Efficiency: The model trains in ~40 minutes on a single GPU and supports real-time inference (>100 examples/second).
Gate Analysis: Analysis of the learned gate values confirms the model's adaptivity:
- Visual-heavy hate examples: Mean gate $g \approx 0.68$ .
- Text-heavy hate examples: Mean gate $g \approx 0.35$ .
- High variance in gate values indicates instance-specific adaptation rather than global weighting.

5. Significance and Conclusion

The paper demonstrates that lightweight architectural modifications can unlock the discriminative power of large foundation models for specialized tasks like hate detection.
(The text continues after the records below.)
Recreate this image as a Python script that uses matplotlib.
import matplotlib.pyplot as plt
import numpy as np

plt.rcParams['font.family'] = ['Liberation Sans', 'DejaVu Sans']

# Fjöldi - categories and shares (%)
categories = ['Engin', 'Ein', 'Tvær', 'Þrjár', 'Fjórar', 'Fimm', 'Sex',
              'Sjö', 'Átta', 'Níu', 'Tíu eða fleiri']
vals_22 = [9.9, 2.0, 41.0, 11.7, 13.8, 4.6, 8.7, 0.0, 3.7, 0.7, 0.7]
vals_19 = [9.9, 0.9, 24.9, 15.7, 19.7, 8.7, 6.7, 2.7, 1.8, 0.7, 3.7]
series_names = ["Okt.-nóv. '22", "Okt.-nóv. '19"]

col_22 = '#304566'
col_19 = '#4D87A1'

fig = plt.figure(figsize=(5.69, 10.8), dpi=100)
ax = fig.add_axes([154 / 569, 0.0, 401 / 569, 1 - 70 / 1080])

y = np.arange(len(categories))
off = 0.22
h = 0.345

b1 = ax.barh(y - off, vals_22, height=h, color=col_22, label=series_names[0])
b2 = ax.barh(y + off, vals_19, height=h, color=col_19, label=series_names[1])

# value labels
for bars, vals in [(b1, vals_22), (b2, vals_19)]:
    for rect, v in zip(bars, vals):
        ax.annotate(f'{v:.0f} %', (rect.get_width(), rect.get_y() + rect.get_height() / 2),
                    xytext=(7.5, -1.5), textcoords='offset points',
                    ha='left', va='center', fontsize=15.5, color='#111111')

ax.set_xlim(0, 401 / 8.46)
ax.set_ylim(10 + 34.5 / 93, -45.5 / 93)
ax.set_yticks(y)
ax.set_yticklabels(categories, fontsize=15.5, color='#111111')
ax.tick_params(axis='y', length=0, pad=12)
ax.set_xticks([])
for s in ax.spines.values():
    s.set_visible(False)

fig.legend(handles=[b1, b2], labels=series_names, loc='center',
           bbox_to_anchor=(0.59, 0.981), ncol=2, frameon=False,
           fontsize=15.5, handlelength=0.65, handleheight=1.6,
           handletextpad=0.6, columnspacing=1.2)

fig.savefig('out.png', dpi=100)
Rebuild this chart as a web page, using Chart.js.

Key Insight: Simple feature combination (averaging) is insufficient for multimodal reasoning in hate detection. The "semantic gap" between modalities in memes requires explicit, dynamic modeling.
Practical Impact: GatedCLIP offers a viable solution for content moderation systems that need high performance but operate under resource constraints, avoiding the prohibitive costs of full model fine-tuning.
Future Directions: The authors suggest exploring advanced adapter architectures, improving interpretability of the gate mechanism regarding specific hate categories, and extending robustness to low-resource languages and diverse cultural contexts.

In summary, GatedCLIP successfully addresses the challenge of detecting hateful memes by combining the robust general representations of CLIP with a dynamic, learnable fusion mechanism, achieving state-of-the-art efficiency and significant performance gains over baseline approaches.